Mérida, Yucatán — The Federal Ministry of Health has confirmed the first case of zika in a pregnant woman in Yucatán. The patient is a 19-year-old from Kaua, which is 35 kilometers southeast of Mérida.
She first exhibited symptoms June 19.
After 30 weeks’ gestation, the fetus appears OK, reports the health agency. Microcephaly, which causes children to have an abnormally small head, has been linked to the mosquito-borne virus.
The Ministry of Health of Yucatán — SSY — also announced the reinforcement of a strategy to eliminate potential breeding sites of mosquitoes.

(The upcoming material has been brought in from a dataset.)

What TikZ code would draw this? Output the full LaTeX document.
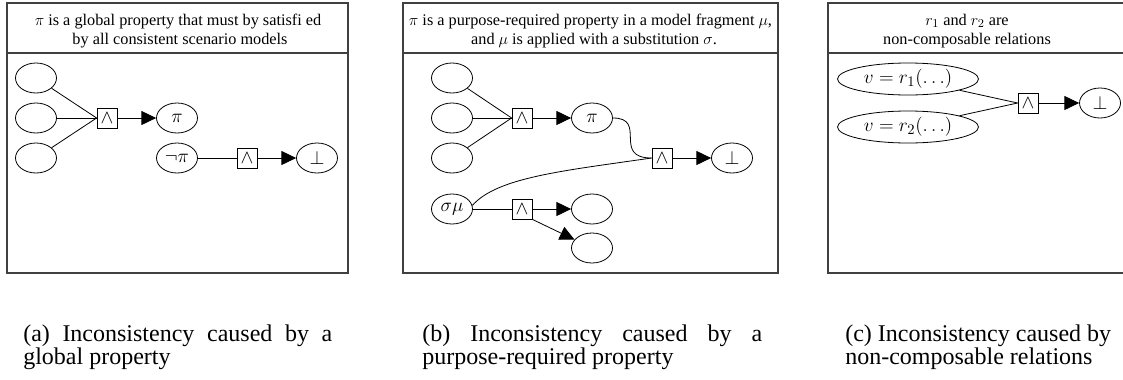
\documentclass[tikz,border=0pt]{standalone}
\usepackage{fontspec}
\setmainfont{Liberation Serif}
\usetikzlibrary{arrows.meta,shapes.geometric}
\newcommand\mynodefont{\fontsize{14}{16}\selectfont}
\newcommand\myheadfont{\fontsize{12.2}{14}\selectfont}
\newcommand\mycapfont{\fontsize{18}{20}\selectfont}
\begin{document}
\begin{tikzpicture}[x=0.75pt,y=-0.75pt,
  ell/.style={ellipse, draw, line width=0.6pt, minimum width=30.75pt, minimum height=22.5pt, inner sep=0pt, font=\mynodefont},
  wideell/.style={ell, minimum width=105.75pt, minimum height=24pt, font=\fontsize{15}{17}\selectfont},
  andbox/.style={rectangle, draw, line width=0.6pt, minimum size=15pt, inner sep=0pt, font=\mynodefont},
  conn/.style={line width=0.6pt},
  arr/.style={conn, -{Triangle[length=11pt,width=10.5pt]}},
  panel/.style={draw=black!75, line width=0.9pt},
  headtext/.style={anchor=base, font=\myheadfont, inner sep=0pt},
  captext/.style={anchor=base west, font=\mycapfont, inner sep=0pt}]
\useasboundingbox (0,0) rectangle (1123,379);
\clip (0,0) rectangle (1123,379);

% ---------- panel (a)
\draw[panel] (7,3) rectangle (348,273);
\draw[panel] (7,53) -- (348,53);
\node[headtext] (ha1) at (178,25) {$\pi$ is a global property that must by satisfi ed};
\node[headtext] (ha2) at (180,44) {by all consistent scenario models};
\node[ell] (a1) at (36,78) {};
\node[ell] (a2) at (36,118) {};
\node[ell] (a3) at (36,158) {};
\node[andbox] (aand) at (107,118) {$\wedge$};
\node[ell] (api) at (177,118) {$\pi$};
\node[ell] (anpi) at (177,158) {$\neg\pi$};
\node[andbox] (aand2) at (247,158) {$\wedge$};
\node[ell] (abot) at (317,158) {$\bot$};
\draw[conn] (a1) -- (aand.west);
\draw[conn] (a2) -- (aand.west);
\draw[conn] (a3) -- (aand.west);
\draw[arr] (aand) -- (api);
\draw[conn] (anpi) -- (aand2);
\draw[arr] (aand2) -- (abot);

% ---------- panel (b)
\draw[panel] (403,3) rectangle (778,273);
\draw[panel] (403,53) -- (778,53);
\node[headtext] (hb1) at (590.5,25) {$\pi$ is a purpose-required property in a model fragment $\mu$,};
\node[headtext] (hb2) at (594,44) {and $\mu$ is applied with a substitution $\sigma$.};
\node[ell] (b1) at (452,78) {};
\node[ell] (b2) at (452,118) {};
\node[ell] (b3) at (452,158) {};
\node[andbox] (band) at (522,118) {$\wedge$};
\node[ell] (bpi) at (592,118) {$\pi$};
\node[andbox] (band2) at (662,158) {$\wedge$};
\node[ell] (bbot) at (732,158) {$\bot$};
\node[ell] (bsm) at (452,209) {$\sigma\mu$};
\node[andbox] (band3) at (522,209) {$\wedge$};
\node[ell] (bo1) at (592,209) {};
\node[ell] (bo2) at (592,248) {};
\draw[conn] (b1) -- (band.west);
\draw[conn] (b2) -- (band.west);
\draw[conn] (b3) -- (band.west);
\draw[arr] (band) -- (bpi);
\draw[conn] (bpi.east) .. controls +(35,0) and +(-40,0) .. (band2.west);
\draw[conn] (bsm.10) .. controls +(25,-28) and +(-90,13) .. (band2.west);
\draw[arr] (band2) -- (bbot);
\draw[conn] (bsm) -- (band3);
\draw[arr] (band3) -- (bo1);
\draw[arr] (band3.south east) -- (bo2);

% ---------- panel (c)
\draw[panel] (828,3) rectangle (1135,273);
\draw[panel] (828,53) -- (1135,53);
\node[headtext] (hc1) at (967,25) {$r_1$ and $r_2$ are};
\node[headtext] (hc2) at (967,44) {non-composable relations};
\node[wideell] (c1) at (908,79) {$v = r_1(\ldots)$};
\node[wideell] (c2) at (908,127) {$v = r_2(\ldots)$};
\node[andbox] (cand) at (1028,103) {$\wedge$};
\node[ell] (cbot) at (1100,103) {$\bot$};
\draw[conn] (c1) -- (cand.west);
\draw[conn] (c2) -- (cand.west);
\draw[arr] (cand) -- (cbot);

% ---------- captions
\node[captext] (capa1) at (23,341) {\hbox to 231.75pt{(a) Inconsistency caused by a}};
\node[captext] (capa2) at (23,364) {global property};
\node[captext] (capb1) at (422,341) {\hbox to 255pt{(b) Inconsistency caused by a}};
\node[captext] (capb2) at (422,364) {purpose-required property};
\node[captext] (capc1) at (845,341) {(c) Inconsistency caused by};
\node[captext] (capc2) at (845,364) {non-composable relations};
\end{tikzpicture}
\end{document}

This year, the state has reported 83 cases of dengue, 10 chikungunya cases, and three zika cases.
The ministry said that citizen participation is of paramount importance in eradicating the menace.
SSY officials urged Meridanos to participate on Saturday, July 16 and Sunday, July 17 in the third descacharrización — bulk trash collection, a time to haul away discarded tires, abandoned clunkers and other large debris that could hold rain water. On Saturday, July 23 and Sunday, July 24, smaller neighborhoods outside the beltway will participate.

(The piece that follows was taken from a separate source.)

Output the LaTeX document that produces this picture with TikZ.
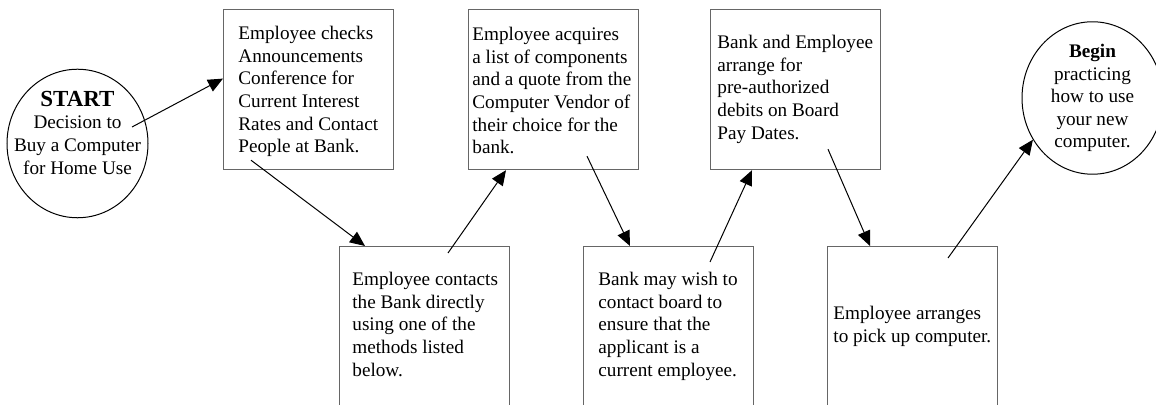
\documentclass[tikz,border=0pt]{standalone}
\usepackage{fontspec}
\setmainfont{Liberation Serif}
\usetikzlibrary{positioning, shapes.geometric, arrows.meta}

\tikzset{
  stepbox/.style={draw=black!60, line width=0.6pt, rectangle, anchor=north west, inner sep=0pt, minimum width=85pt, minimum height=80pt},
  lowbox/.style={stepbox, minimum height=84pt},
  steptext/.style={align=left, inner sep=0pt, anchor=north west, font=\fontsize{9.6}{11.3}\selectfont},
  endnode/.style={draw, ellipse, line width=0.5pt, inner sep=0pt, minimum width=70.5pt, minimum height=73.5pt, align=center, font=\fontsize{9.6}{11.3}\selectfont},
  flow/.style={-{Triangle[length=7.5pt, width=6.5pt]}, line width=0.5pt},
}

\begin{document}
\begin{tikzpicture}[x=0.5pt, y=-0.5pt]
    \path[use as bounding box, clip] (0,0) rectangle (1156,405);

    \node[endnode, inner xsep=-8pt] (S) at (77.5,143.5) {{\fontsize{11.5}{13}\selectfont\bfseries START}\\Decision to\\Buy a Computer\\for Home Use\rule[-11pt]{0pt}{0pt}};
    \node[endnode] (G) at (1092.5,98) {\textbf{Begin}\\practicing\\how to use\\your new\\computer.};

    \node[stepbox] (A) at (223,9) {};
    \node[lowbox] (B) at (339,246) {};
    \node[stepbox] (C) at (468,9) {};
    \node[lowbox] (D) at (583,246) {};
    \node[stepbox] (E) at (710,9) {};
    \node[lowbox] (F) at (827,246) {};

    \node[steptext, below right=8.5pt and 7.5pt of A.north west] (a) {Employee checks\\Announcements\\Conference for\\Current Interest\\Rates and Contact\\People at Bank.};
    \node[steptext, below right=13pt and 6.5pt of B.north west] (b) {Employee contacts\\the Bank directly\\using one of the\\methods listed\\below.};
    \node[steptext, below right=9pt and 2pt of C.north west] (c) {Employee acquires\\a list of components\\and a quote from the\\Computer Vendor of\\their choice for the\\bank.};
    \node[steptext, below right=13pt and 7.5pt of D.north west] (d) {Bank may wish to\\contact board to\\ensure that the\\applicant is a\\current employee.};
    \node[steptext, below right=13pt and 3.5pt of E.north west] (e) {Bank and Employee\\arrange for\\pre-authorized\\debits on Board\\Pay Dates.};
    \node[steptext, below right=30pt and 3pt of F.north west] (f) {Employee arranges\\to pick up computer.};

    \path[flow]
    ([shift={(54.5,-16.5)}]S.center) edge ([shift={(0,-11)}]A.west)
    ([shift={(28,-10)}]A.south west) edge ([shift={(26,0)}]B.north west)
    ([shift={(109,7)}]B.north west) edge ([shift={(38,0)}]C.south west)
    ([shift={(119,-14)}]C.south west) edge ([shift={(47,0)}]D.north west)
    ([shift={(127,16)}]D.north west) edge ([shift={(42,0)}]E.south west)
    ([shift={(118,-21)}]E.south west) edge ([shift={(43,0)}]F.north west)
    ([shift={(121,12)}]F.north west) edge (G.215)
    ;
\end{tikzpicture}
\end{document}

Some zika victims do not exhibit symptoms, but most commonly, they see a rash accompanied by a mild fever.
Also often these ailments are accompanied by conjunctivitis, muscle or joint pain, or general malaise that begins a few days after the bite of an infected mosquito.
All people, including pregnant women and women of childbearing age, should avoid exposure to mosquito bites, taking precautions such as wearing clothes that cover the skin, using nets during the day and availing themselves of repellents.
In March 2015, with the increase of dengue cases in Mérida, and with the outbreak of chikungunya, the SSY implemented descacharrización operations, larval control and spraying to eliminate breeding sites of the Aedes aegypti mosquito.
Last year four massive descacharrización drives were held in the Yucatecan capital and its satellite towns: in March, September, October and November. More than 2,800 tons of waste were collected.
Starting in 2016, with the appearance of the Zika virus, also transmitted by the same mosquito, five bulk-trash drives were announced to eliminate breeding sites.
SSY staff visited more than 200,000 homes in Merida to investigated.